3.2. Overall Average Sentiment Polarity
Mathematical tests and conditions stated earlier were used to analyze and evaluate the research objectives, which aim to identify how the online sentiment trends and polarity relate to the burning of the hall at the University of Johannesburg (UJ) and the library at the University of KwaZulu Natal (UKZN). As a consequence, 11 tweets were removed, leaving 490438 tweets to be analyzed throughout the 545-day observation period. The research results indicated there were variations in sentiment trend and polarity over the period of study. This is depicted graphically in Figure 6 and quantitatively in Table 5. Figure 6 presents a time series visualization of the combined daily average sentiment over the 545-day period. This is beneficial since it graphically displays changes with peaks and troughs, with average changes indicated in blue, while the maximum and lower CUSUM limits are represented by the red lines at the top and bottom. The graphic’s backdrop color is yellow.

3.3. Identification of the Dates Signifying the Beginnings of Changes
The study was helpful in identifying the onset of sentiment trends and polarity shifts. Table 5 shows the results of CPA using the CUSUM technique, which identified 11 change points. This finding indicates that there were variations in sentiment throughout the 545-day period of observation, with four (4) of the changes having a level of confidence of 100 percent. As shown in Table 5, the 11 date points when average sentiment polarity changed during #FeesMustFall indicate the change points with corresponding confidence levels. Real-life events that may be connected to these shifts were also found. Only two (2) dates, 20th March and 24th April 2016, were not connected to relatable real-life occurrences as witnessed, while the remaining nine (9) are connected with relatable incidences. The shift in sentiment was observed across the entire change points, with polarities ranging from negative to neutral to positive.
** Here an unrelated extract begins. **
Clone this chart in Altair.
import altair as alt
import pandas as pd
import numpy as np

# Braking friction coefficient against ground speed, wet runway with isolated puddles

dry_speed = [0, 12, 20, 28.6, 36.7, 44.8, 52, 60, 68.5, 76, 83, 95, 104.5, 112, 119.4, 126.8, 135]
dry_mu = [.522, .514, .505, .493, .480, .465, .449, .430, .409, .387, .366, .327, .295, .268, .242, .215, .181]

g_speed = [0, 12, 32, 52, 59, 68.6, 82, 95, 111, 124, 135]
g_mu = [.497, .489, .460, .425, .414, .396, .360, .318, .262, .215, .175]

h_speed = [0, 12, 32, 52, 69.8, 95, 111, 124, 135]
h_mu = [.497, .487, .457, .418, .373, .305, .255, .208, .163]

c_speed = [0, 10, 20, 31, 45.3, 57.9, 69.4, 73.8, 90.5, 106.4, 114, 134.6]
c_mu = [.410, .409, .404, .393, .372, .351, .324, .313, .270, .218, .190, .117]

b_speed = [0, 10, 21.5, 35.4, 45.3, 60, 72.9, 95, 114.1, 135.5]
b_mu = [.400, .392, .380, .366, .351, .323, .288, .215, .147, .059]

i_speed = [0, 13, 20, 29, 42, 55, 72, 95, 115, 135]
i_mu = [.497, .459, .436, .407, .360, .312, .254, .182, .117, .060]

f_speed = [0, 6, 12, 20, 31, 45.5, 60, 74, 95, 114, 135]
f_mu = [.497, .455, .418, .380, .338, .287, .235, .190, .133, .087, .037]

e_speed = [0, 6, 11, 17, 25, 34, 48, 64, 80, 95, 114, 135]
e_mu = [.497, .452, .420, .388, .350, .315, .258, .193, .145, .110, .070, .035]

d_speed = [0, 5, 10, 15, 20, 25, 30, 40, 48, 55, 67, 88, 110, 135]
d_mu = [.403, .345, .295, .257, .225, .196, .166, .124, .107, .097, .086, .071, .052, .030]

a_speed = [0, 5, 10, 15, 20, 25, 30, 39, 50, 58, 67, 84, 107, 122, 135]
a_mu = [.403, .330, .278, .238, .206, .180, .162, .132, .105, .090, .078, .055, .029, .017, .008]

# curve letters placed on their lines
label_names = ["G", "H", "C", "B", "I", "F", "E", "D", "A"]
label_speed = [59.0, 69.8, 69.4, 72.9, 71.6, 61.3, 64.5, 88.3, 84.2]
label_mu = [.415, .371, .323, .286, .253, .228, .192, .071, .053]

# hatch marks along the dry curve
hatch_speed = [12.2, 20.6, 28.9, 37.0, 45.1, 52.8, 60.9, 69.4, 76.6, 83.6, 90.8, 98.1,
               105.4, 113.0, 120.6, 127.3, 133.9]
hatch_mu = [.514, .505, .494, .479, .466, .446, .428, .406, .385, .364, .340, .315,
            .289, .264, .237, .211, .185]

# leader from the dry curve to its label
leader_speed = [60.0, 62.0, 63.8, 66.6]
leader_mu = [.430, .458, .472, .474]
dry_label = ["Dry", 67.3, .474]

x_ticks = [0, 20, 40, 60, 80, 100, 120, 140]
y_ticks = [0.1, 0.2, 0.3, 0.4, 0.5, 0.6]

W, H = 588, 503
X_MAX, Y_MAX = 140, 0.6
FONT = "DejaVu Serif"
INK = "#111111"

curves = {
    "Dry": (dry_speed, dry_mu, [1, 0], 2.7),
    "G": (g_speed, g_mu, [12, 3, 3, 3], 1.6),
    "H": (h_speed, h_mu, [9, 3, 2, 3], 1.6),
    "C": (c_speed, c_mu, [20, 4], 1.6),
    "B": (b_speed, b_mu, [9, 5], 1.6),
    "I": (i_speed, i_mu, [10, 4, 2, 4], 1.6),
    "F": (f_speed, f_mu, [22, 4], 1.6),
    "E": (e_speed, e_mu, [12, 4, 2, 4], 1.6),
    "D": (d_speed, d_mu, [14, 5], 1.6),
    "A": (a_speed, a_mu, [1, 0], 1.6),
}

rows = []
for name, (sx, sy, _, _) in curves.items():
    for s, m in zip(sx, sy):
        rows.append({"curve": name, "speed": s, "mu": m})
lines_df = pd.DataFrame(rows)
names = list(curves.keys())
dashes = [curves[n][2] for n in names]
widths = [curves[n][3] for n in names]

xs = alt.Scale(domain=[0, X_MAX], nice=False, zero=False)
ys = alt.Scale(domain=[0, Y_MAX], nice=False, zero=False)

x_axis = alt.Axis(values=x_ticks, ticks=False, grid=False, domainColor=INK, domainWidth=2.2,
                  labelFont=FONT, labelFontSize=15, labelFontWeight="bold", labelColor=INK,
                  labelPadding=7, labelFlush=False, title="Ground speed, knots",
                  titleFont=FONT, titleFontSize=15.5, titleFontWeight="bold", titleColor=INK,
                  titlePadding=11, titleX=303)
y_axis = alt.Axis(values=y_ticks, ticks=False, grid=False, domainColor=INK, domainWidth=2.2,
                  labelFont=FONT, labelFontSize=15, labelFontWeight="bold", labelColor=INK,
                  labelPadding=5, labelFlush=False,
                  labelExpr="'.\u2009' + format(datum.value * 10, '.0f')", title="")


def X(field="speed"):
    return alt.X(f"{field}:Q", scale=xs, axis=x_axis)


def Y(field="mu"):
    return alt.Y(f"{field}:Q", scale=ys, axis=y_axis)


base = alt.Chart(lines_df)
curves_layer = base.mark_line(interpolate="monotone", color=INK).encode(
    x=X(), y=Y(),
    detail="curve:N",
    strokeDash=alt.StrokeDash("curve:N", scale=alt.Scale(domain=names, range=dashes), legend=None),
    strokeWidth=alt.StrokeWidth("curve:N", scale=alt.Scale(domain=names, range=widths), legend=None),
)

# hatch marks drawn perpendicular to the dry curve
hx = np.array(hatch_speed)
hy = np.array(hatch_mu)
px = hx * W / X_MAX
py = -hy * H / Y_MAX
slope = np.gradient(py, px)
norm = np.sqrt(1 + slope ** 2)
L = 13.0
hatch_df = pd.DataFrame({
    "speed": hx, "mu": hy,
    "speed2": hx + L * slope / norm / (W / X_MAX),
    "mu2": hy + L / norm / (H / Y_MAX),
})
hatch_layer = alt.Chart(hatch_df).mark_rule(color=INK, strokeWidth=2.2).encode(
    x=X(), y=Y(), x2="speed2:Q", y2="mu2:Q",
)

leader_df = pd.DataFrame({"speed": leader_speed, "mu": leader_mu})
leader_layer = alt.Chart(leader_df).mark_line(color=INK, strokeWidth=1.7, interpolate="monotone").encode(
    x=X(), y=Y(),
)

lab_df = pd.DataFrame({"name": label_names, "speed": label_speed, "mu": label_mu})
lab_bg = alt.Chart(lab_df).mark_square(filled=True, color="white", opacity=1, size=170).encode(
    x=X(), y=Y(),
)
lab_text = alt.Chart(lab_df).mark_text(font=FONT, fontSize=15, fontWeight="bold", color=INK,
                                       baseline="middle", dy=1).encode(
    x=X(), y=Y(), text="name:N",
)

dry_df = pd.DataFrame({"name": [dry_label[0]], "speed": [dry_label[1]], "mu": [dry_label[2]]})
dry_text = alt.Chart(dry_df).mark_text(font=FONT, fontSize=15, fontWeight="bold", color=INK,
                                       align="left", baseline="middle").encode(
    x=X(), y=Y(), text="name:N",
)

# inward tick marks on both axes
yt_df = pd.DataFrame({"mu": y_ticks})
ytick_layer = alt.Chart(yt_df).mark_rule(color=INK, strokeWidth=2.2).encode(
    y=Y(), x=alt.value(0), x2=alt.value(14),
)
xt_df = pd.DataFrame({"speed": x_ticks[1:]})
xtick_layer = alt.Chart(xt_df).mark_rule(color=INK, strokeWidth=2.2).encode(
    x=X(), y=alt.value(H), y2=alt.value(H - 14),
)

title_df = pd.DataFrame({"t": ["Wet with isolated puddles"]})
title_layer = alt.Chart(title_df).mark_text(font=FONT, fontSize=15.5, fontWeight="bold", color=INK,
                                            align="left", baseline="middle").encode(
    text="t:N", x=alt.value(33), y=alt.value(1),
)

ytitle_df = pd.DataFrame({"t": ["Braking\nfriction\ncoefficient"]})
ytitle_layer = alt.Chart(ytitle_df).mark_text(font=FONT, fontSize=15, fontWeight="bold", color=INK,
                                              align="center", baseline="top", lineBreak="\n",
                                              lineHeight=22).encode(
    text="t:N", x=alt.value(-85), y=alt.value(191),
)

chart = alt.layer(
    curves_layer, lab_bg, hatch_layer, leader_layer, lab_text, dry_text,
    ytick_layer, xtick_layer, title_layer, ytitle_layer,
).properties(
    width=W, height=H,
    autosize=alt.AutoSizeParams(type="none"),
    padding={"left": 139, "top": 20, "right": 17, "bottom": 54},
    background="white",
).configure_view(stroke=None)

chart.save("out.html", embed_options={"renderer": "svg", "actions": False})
Apart from ascertaining if there were shifts in polarity and trend of negative sentiment during the observation period, it was also important to pinpoint the dates signifying the beginning of such changes, while isolating the change dates that related to real-life significant events. Interestingly, changes in polarity and the negative sentiment trend were found over the observation period. With the deployment of the CPA for the 142730 negative tweets, eight (8) significant change points were detected as shown in Table 6. The average negative sentiment (ANS) trend appears to have changed considerably over the 545 days.
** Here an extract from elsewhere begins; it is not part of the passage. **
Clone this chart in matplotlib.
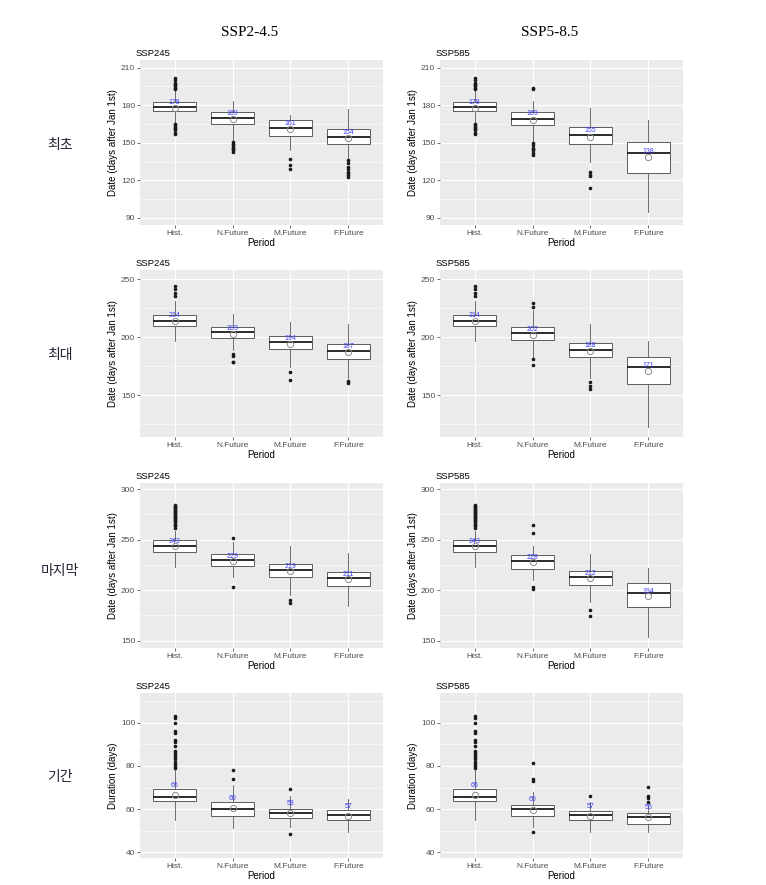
import numpy as np
import matplotlib
matplotlib.use('Agg')
import matplotlib.pyplot as plt

periods = ['Hist.', 'N.Future', 'M.Future', 'F.Future']
scenarios = ['SSP245', 'SSP585']
col_heads = ['SSP2-4.5', 'SSP5-8.5']
row_names = ['최초', '최대', '마지막', '기간']

# five-number summaries per period: whisker low, q1, median, q3, whisker high
# --- first date
first_hist = [166, 175.5, 178.5, 182.5, 192]
first_hist_out = [193, 194, 195, 196, 197, 198, 200, 202, 165, 164, 163, 162, 161, 160, 158, 157]
first_245 = [first_hist, [152, 164.9, 170.2, 174.4, 183], [144, 155.8, 162.2, 168, 172.5], [138, 149, 155, 160.9, 176.8]]
first_245_mean = [178, 168.8, 161, 154]
first_245_out = [first_hist_out, [151, 149, 148, 147, 146, 145, 144, 143], [137, 132, 129], [136, 134, 131, 129, 127, 126, 124, 123]]
first_585 = [first_hist, [151, 164.1, 168.8, 174.4, 183], [135, 149.2, 156.6, 162.5, 177.6], [94.5, 125.8, 141.8, 150.3, 168.3]]
first_585_mean = [178, 168.6, 155, 138.4]
first_585_out = [first_hist_out, [194, 193, 150, 148, 146, 145, 144, 142, 140.4], [126.4, 124.5, 123.2, 113.9], []]

# --- maximum date
max_hist = [196.5, 209.2, 213.5, 218.7, 231]
max_hist_out = [244, 241, 238, 235.6]
max_245 = [max_hist, [188.8, 198.8, 204.3, 208.3, 219.5], [174.4, 189.4, 195.4, 201.1, 213.2], [165, 181.3, 188.2, 194.2, 210.9]]
max_245_mean = [214, 203, 194, 187.3]
max_245_out = [max_hist_out, [185, 183.3, 178.7, 178.2], [169.8, 162.6], [162, 160]]
max_585 = [max_hist, [181.6, 197.4, 203.4, 208.3, 223.3], [164.4, 182.5, 189.1, 195.1, 210.9], [122.7, 159.5, 174.4, 183, 196.5]]
max_585_mean = [214, 202, 188, 171]
max_585_out = [max_hist_out, [229.6, 226.1, 181, 175.6], [160.9, 157.8, 154.9], []]

# --- last date
last_hist = [222.7, 238.2, 243.5, 249.8, 259]
last_hist_out = [261, 263, 264, 265, 267, 268, 269, 270, 271, 272, 273, 274, 275, 276, 277, 278, 279, 280, 281, 282, 283, 284]
last_245 = [last_hist, [213.4, 224.3, 230.3, 235.6, 248.1], [195.3, 212.8, 220, 226, 243.2], [184.4, 204.2, 211.8, 218.1, 236.6]]
last_245_mean = [243.4, 229, 219, 211]
last_245_out = [last_hist_out, [251.8, 202.9], [190.3, 187], []]
last_585 = [last_hist, [210, 221.4, 229, 235.2, 243.2], [188.7, 205.2, 213.1, 218.7, 235.6], [153.3, 183, 196.9, 206.8, 221.7]]
last_585_mean = [243.4, 228, 212, 194.3]
last_585_out = [last_hist_out, [264, 256.4, 202.9, 201], [180.4, 174.4], []]

# --- duration
dur_hist = [55, 63.8, 65.5, 69.3, 78]
dur_hist_out = [79, 80, 81, 82, 83, 84, 85, 86, 87, 89, 91, 92, 95, 96, 100, 102, 103]
dur_245 = [dur_hist, [51.5, 57, 60.1, 63.5, 71], [51.7, 56, 58.3, 60.2, 66.3], [49.5, 55.1, 57.1, 59.4, 64.8]]
dur_245_mean = [66.4, 60.3, 58.2, 56.8]
dur_245_out = [dur_hist_out, [74, 78.2], [69.1, 48.3], []]
dur_585 = [dur_hist, [51.7, 57, 60.1, 62, 68], [49.5, 55.1, 57.1, 59.1, 63.2], [49.5, 53.3, 56.3, 58.2, 62.1]]
dur_585_mean = [66.4, 59.7, 56.8, 56.2]
dur_585_out = [dur_hist_out, [81.5, 74, 73, 49.3], [66], [70.1, 66.3, 65.2, 63.5]]

panels = [
    [(first_245, first_245_mean, first_245_out), (first_585, first_585_mean, first_585_out)],
    [(max_245, max_245_mean, max_245_out), (max_585, max_585_mean, max_585_out)],
    [(last_245, last_245_mean, last_245_out), (last_585, last_585_mean, last_585_out)],
    [(dur_245, dur_245_mean, dur_245_out), (dur_585, dur_585_mean, dur_585_out)],
]
ylims = [(84.4, 216.1), (113.8, 257.8), (142.8, 306), (37.4, 113.7)]
majors = [[90, 120, 150, 180, 210], [150, 200, 250], [150, 200, 250, 300], [40, 60, 80, 100]]
minors = [[105, 135, 165, 195], [125, 175, 225], [175, 225, 275], [50, 70, 90, 110]]
ylabels = ['Date (days after Jan 1st)'] * 3 + ['Duration (days)']
label_offset = [4.5, 4.5, 4.5, 4.6]

W, H = 766, 885
fig = plt.figure(figsize=(W / 100, H / 100), dpi=100)
sans = 'Liberation Sans'

col_x = [140, 440]
row_y = [(60, 225), (270, 437), (483, 648), (693, 858)]
pw = 243

for r in range(4):
    for c in range(2):
        stats, means, outs = panels[r][c]
        top, bot = row_y[r]
        ax = fig.add_axes([col_x[c] / W, 1 - bot / H, pw / W, (bot - top) / H])
        bx = []
        for s, m, o in zip(stats, means, outs):
            bx.append(dict(whislo=s[0], q1=s[1], med=s[2], q3=s[3], whishi=s[4],
                           mean=m, fliers=o))
        ax.bxp(bx, positions=[1, 2, 3, 4], widths=0.75, patch_artist=True,
               showmeans=True, showcaps=False,
               boxprops=dict(facecolor='white', edgecolor='#444444', lw=0.6),
               medianprops=dict(color='#1a1a1a', lw=1.3),
               whiskerprops=dict(color='#555555', lw=0.6),
               flierprops=dict(marker='o', markerfacecolor='#1a1a1a',
                               markeredgecolor='none', markersize=2.6),
               meanprops=dict(marker='o', markerfacecolor='none',
                              markeredgecolor='#8a8a8a', markersize=4.5,
                              markeredgewidth=0.7))
        for i, m in enumerate(means):
            ax.text(i + 1, m + label_offset[r], str(int(round(m))), color='#3b3bff',
                    fontsize=5, ha='center', va='center', family=sans)
        ax.set_xlim(0.4, 4.6)
        ax.set_ylim(*ylims[r])
        ax.set_yticks(majors[r])
        ax.set_yticks(minors[r], minor=True)
        ax.set_xticks([1, 2, 3, 4])
        ax.set_xticklabels(periods)
        ax.set_facecolor('#EBEBEB')
        ax.grid(which='major', color='white', lw=0.8)
        ax.grid(which='minor', axis='y', color='white', lw=0.4)
        ax.set_axisbelow(True)
        for sp in ax.spines.values():
            sp.set_visible(False)
        ax.tick_params(which='major', length=2, width=0.5, color='#333333',
                       labelsize=6, labelcolor='#4D4D4D', pad=1.5)
        ax.tick_params(which='minor', length=0)
        for lab in ax.get_xticklabels() + ax.get_yticklabels():
            lab.set_family(sans)
        ax.set_xlabel('Period', fontsize=7, family=sans, labelpad=1)
        ax.set_ylabel(ylabels[r], fontsize=7, family=sans, labelpad=2)
        ax.set_title(scenarios[c], loc='left', x=-0.02, pad=3, fontsize=6.8, family=sans)

for c in range(2):
    fig.text((col_x[c] + 110) / W, 1 - 32 / H, col_heads[c], fontsize=11,
             family='Liberation Serif', ha='center', va='center')

row_label_y = [145, 355, 571, 777]
for r in range(4):
    fig.text(60 / W, 1 - row_label_y[r] / H, row_names[r], fontsize=10,
             family=['Noto Sans CJK KR', 'DejaVu Sans'], color='#222233',
             ha='center', va='center')

fig.savefig('out.png', dpi=100, facecolor='white')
Three (3) change points were correspondingly identified with relatable real-life events, and they were observed on the 6th of September, 19th of September, and 10th of October 2016. The 6th of September 2016 happens to be the same date when the library at UKZN was burnt, while the 19th of the same month was when Blade Nzimande announced the increase in student fees. Multiple real-life incidences occurred on the 10th of October 2016, with the demolishing of a bus at the University of Witwatersrand being the worst and most severe [44].
4. Conclusions
In this research paper, the longitudinal sentiment analysis of the Twitter hashtag #FeesMustFall was conducted successfully. The study examined and analyzed the predominant sentiment of the opinions of Twitter users between 2015 and 2017 during the #FeesMustFall movement, while also quantifying the changes in sentiment in relation to prominent events recorded over the observation period, including the burning of the library at the University of KwaZulu Natal and the Hall at the University of Johannesburg, using computational techniques and methods to identify changes in sentiment trends.
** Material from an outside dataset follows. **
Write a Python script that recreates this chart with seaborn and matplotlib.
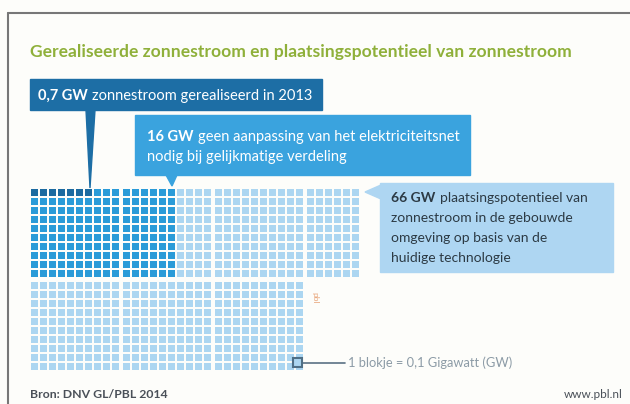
import numpy as np
import pandas as pd
import seaborn as sns
import matplotlib.pyplot as plt
from matplotlib.patches import Rectangle, Polygon

sns.set_theme(style="white")
plt.rcParams['font.family'] = ['Lato', 'DejaVu Sans']

# values (GW)
realised_gw = 0.7
no_grid_change_gw = 16
potential_gw = 66
block_gw = 0.1

# layout of the waffle: two bands of 10 rows, columns grouped per 10
band_columns = [36, 30]
rows_per_band = 10
cols_per_group = 10

title = "Gerealiseerde zonnestroom en plaatsingspotentieel van zonnestroom"
source = "Bron: DNV GL/PBL 2014"
site = "www.pbl.nl"
legend_text = "1 blokje = 0,1 Gigawatt (GW)"

col_dark = "#1b6aa0"
col_mid = "#2a9bd8"
col_light = "#acd6f1"

n_dark = int(round(realised_gw / block_gw))
n_mid = int(round(no_grid_change_gw / block_gw))
n_total = int(round(potential_gw / block_gw))

# build block table, column-major per band
cell = 9
x0, y0 = 30, 188
group_gap = 2
band_gap = 3
recs = []
idx = 0
for b, ncols in enumerate(band_columns):
    for c in range(ncols):
        for r in range(rows_per_band):
            if idx >= n_total:
                break
            g, cc = divmod(c, cols_per_group)
            x = x0 + g * (cols_per_group * cell + group_gap) + cc * cell + cell / 2
            y = y0 + b * (rows_per_band * cell + band_gap) + r * cell + cell / 2
            kind = "mid" if idx < n_mid else "light"
            if b == 0 and r == 0 and c < n_dark:
                kind = "dark"
            recs.append([x, y, kind])
            idx += 1
df = pd.DataFrame(recs, columns=["x", "y", "kind"])

fig = plt.figure(figsize=(6.3, 4.04), dpi=100, facecolor="#fdfdfa")
ax = fig.add_axes([0, 0, 1, 1])
ax.set_facecolor("#fdfdfa")
ax.set_xlim(0, 630)
ax.set_ylim(404, 0)
ax.axis("off")

sns.scatterplot(data=df, x="x", y="y", hue="kind", marker="s", s=32,
                linewidth=0, legend=False, ax=ax,
                palette={"dark": col_dark, "mid": col_mid, "light": col_light})

# frame lines
ax.plot([8, 8], [404, 13], color="#777777", lw=1.5)
ax.plot([8, 630], [13, 13], color="#777777", lw=1.5)

ax.text(30, 52, title, color="#8fb03a", fontsize=12.6, fontweight="bold", va="center")

def two_part(x, y, bold, rest, color, size):
    t = ax.text(x, y, bold, color=color, fontsize=size, fontweight="bold", va="center")
    ax.annotate(rest, xy=(1, 0), xycoords=t, xytext=(3, 0), textcoords="offset points",
                color=color, fontsize=size, va="bottom")

fs = 10.5
# callout 1
ax.add_patch(Rectangle((30, 79), 292, 31, color="#1d6ea5", zorder=3))
ax.add_patch(Polygon([(86, 110), (95, 110), (90, 188)], color="#1d6ea5", zorder=3))
two_part(38, 96, "0,7 GW", "zonnestroom gerealiseerd in 2013", "white", fs)

# callout 2
ax.add_patch(Rectangle((135, 115), 335, 60, color="#3aa3de", zorder=3))
ax.add_patch(Polygon([(166, 175), (177, 175), (172, 186)], color="#3aa3de", zorder=3))
two_part(147, 137, "16 GW", "geen aanpassing van het elektriciteitsnet", "white", fs)
ax.text(147, 157, "nodig bij gelijkmatige verdeling", color="white", fontsize=fs, va="center")

# callout 3
ax.add_patch(Rectangle((380, 183), 233, 89, color="#aed6f2", zorder=3))
ax.add_patch(Polygon([(381, 185), (381, 199), (365, 192)], color="#aed6f2", zorder=3))
dark_txt = "#2c3a44"
two_part(391, 198, "66 GW", "plaatsingspotentieel van", dark_txt, 10)
for i, line in enumerate(["zonnestroom in de gebouwde", "omgeving op basis van de",
                          "huidige technologie"]):
    ax.text(391, 218 + i * 20, line, color=dark_txt, fontsize=10, va="center")

# legend block
ax.add_patch(Rectangle((293, 358), 9, 9, facecolor=col_light, edgecolor="#4f6f86",
                       lw=1.5, zorder=4))
ax.plot([303, 345], [363, 363], color="#5a7184", lw=1.2)
ax.text(348, 363, legend_text, color="#8c9ba6", fontsize=9.3, va="center")
ax.text(315, 298, "pbl", color="#e8a57a", fontsize=6, rotation=270, va="center", ha="center")

ax.text(30, 394, source, color="#4a5058", fontsize=8.8, fontweight="bold", va="center")
ax.text(623, 394, site, color="#4a5058", fontsize=8.5, va="center", ha="right")

fig.savefig("out.png", dpi=100, facecolor=fig.get_facecolor())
The findings of the study revealed that the volume of prevailing sentiments may and does vary for several reasons, some of which are unknown, whereas others seem to react to or reflect events. The categorization of sentiment into negative, positive, and neutral groups offered additional contextual implications for the sentiment. Despite being among the top tweeters, the news media accounts displayed a surprising and largely neutral sentiment. To track changes in sentiment over time, the CPA analysis of both the average sentiment and the negative corpus of the tweets was utilized. The first CPA analysis at UKZN implemented CPA on all sentiment categories, but the second CPA analysis only employed the negative sentiment class, indicating the inherent advantage of stratified sentiment analysis. Studies reveal that changes in online sentiment patterns are closely connected to the unpalatable happenings both recorded at the University of Johannesburg and the University of KwaZulu Natal. On Twitter, CPA detected significant increases in negative sentiment trends, statistically reinforcing the notion that negative events have a compounding effect.
As shown in the findings of this study, sentiment analysis is an important process for understanding online activism like that of the #FeesMustFall campaign on Twitter. Unlike impractical and time-consuming manual procedures, the sentiment analysis techniques employed in this study are cost-effective and automated, providing realistic solutions for evaluating massive amounts of opinionated unstructured data commonly associated with the use of social media platforms. Furthermore, this study reveals how longitudinal sentiment analysis on Twitter may offer potential stakeholders important insights into historical trends in public opinion. This is the first research of its type in South Africa to conduct a sentiment analysis study on the #FeesMustFall movement, giving information regarding the campaign’s current sentiment patterns on Twitter and identifying the major change points particularly in relation to real-life events.
Data Availability
The data that back up the outcomes of this study are readily accessible from the authors upon reasonable request.
Conflicts of Interest
The authors declare that they have no conflicts of interest.